L’énigme du futur de la démocratie
Jamais autant d’États n’ont pu être considérés comme des démocraties. Pour autant, une analyse fine débouche sur un état des lieux moins favorables. Si les élections des dirigeants se généralisent, elles s’accompagnent d’une montée du populisme et de l’avènement de gouvernements autocratiques. En Europe même, des États membres de l’Union européenne remettent en causes certaines valeurs démocratiques comme la séparation des pouvoirs et la liberté de la presse. Le culte de la personnalité devient la règle, aidé en cela par l’extra-médiatisation et les moyens qu’offrent les nouvelles techniques de la communication.
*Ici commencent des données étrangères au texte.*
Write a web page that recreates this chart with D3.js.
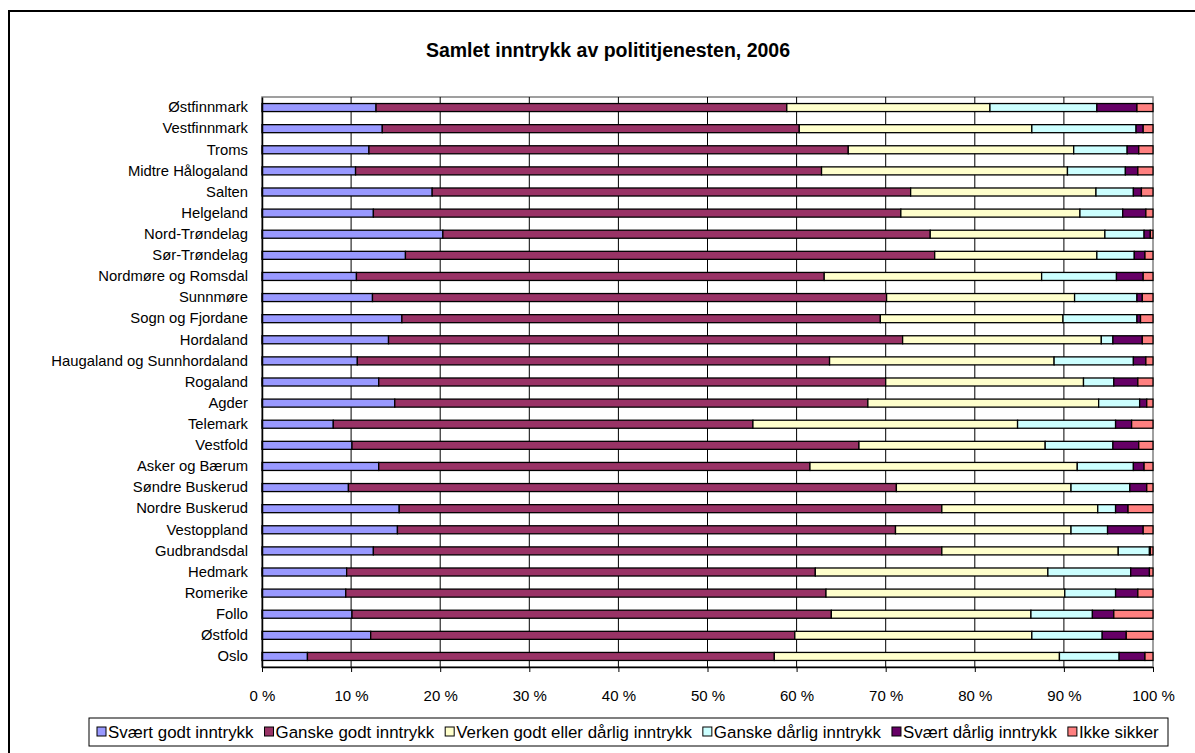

Dans tous les grands pays, les pratiques institutionnelles héritées du passé sont remises en cause. Les partis politiques, les organisations syndicales connaissent une crise de légitimité qui se traduit par la baisse de l’engagement militant. Les anciens corps intermédiaires éprouvent des difficultés à maintenir leurs structures face à l’avènement de communautés structurées en ayant recours aux réseaux. La laïcisation, la désidéologisation et la désintermédiation de la société conduisent les individus à être, sur le plan des idées, plus mobiles, plus sensibles ou vulnérables aux modes. Aux États-Unis, en France, en Italie, en Espagne et même en Allemagne avec la progression de l’extrême droite lors des dernières élections législative, les partis politiques traditionnels, disposant pourtant de larges réseaux, sont à la peine, voire disparaissent. Une nouvelle forme de démocratie, fonctionnant toujours plus dans l’instantané, se met en place. Entre l’exigence de transparence, l’émotionnel et la manipulation, les frontières sont fines et perméables.